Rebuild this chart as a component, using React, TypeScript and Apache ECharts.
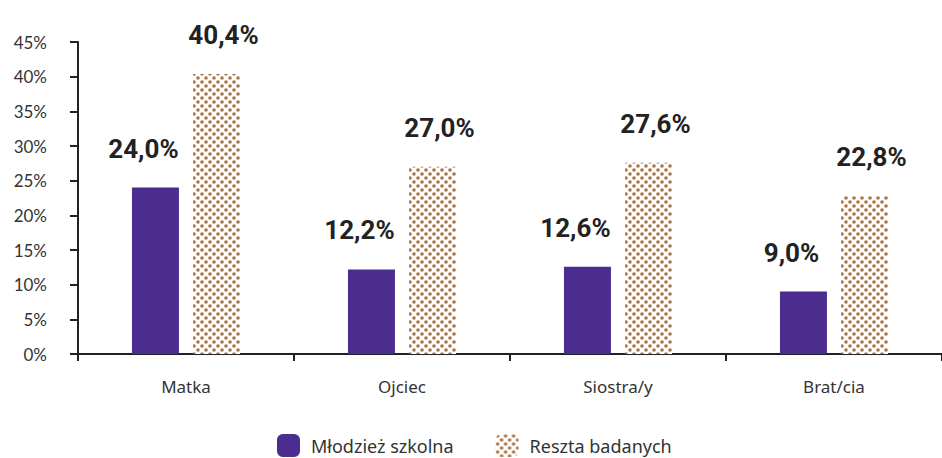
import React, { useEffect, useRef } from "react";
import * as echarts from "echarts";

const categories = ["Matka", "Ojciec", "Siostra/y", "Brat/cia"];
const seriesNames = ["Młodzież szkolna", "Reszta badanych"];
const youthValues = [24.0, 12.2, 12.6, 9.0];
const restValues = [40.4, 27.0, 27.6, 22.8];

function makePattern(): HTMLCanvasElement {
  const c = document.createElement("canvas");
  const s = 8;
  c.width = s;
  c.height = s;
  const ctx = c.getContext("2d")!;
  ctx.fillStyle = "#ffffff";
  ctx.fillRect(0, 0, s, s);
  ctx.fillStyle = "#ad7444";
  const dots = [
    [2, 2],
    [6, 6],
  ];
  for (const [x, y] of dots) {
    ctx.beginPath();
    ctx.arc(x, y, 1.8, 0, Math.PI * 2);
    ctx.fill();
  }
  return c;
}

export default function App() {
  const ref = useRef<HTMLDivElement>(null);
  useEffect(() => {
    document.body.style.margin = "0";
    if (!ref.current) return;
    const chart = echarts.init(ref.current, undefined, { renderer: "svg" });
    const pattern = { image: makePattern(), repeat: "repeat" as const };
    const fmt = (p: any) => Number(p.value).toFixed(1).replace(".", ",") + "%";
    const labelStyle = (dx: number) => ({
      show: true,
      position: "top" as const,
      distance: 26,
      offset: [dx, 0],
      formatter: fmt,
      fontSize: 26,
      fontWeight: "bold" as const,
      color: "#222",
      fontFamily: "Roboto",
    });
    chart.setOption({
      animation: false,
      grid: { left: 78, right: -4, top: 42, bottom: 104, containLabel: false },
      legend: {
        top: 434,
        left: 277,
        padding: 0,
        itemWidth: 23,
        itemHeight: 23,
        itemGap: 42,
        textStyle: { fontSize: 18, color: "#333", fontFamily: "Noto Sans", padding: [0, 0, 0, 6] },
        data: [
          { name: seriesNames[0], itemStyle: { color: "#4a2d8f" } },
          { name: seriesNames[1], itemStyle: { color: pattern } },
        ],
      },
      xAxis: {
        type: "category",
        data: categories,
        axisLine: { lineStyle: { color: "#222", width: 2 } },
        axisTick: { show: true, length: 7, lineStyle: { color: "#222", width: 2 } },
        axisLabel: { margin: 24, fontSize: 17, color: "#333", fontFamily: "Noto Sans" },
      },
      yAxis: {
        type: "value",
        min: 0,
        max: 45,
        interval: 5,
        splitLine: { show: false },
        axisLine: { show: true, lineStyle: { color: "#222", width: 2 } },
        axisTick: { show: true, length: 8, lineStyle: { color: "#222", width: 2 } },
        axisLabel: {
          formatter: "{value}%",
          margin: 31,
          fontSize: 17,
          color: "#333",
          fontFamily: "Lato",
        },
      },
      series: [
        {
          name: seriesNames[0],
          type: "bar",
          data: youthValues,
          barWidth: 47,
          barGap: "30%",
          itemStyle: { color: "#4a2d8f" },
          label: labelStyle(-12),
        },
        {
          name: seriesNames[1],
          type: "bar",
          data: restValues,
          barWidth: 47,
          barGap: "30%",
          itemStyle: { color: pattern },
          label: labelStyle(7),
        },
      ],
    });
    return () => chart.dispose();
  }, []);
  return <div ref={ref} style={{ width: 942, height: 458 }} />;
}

> **WHAT THE TASK ASKS**:
Restate the data word for word from its first line through the line with "const restValues = [40.4, 27.0, 27.6, 22.8];", leaving out any picture along the way.

> **EXERCISE RESPONSE**:
Rebuild this chart as a component, using React, TypeScript and Apache ECharts.
import React, { useEffect, useRef } from "react";
import * as echarts from "echarts";

const categories = ["Matka", "Ojciec", "Siostra/y", "Brat/cia"];
const seriesNames = ["Młodzież szkolna", "Reszta badanych"];
const youthValues = [24.0, 12.2, 12.6, 9.0];
const restValues = [40.4, 27.0, 27.6, 22.8];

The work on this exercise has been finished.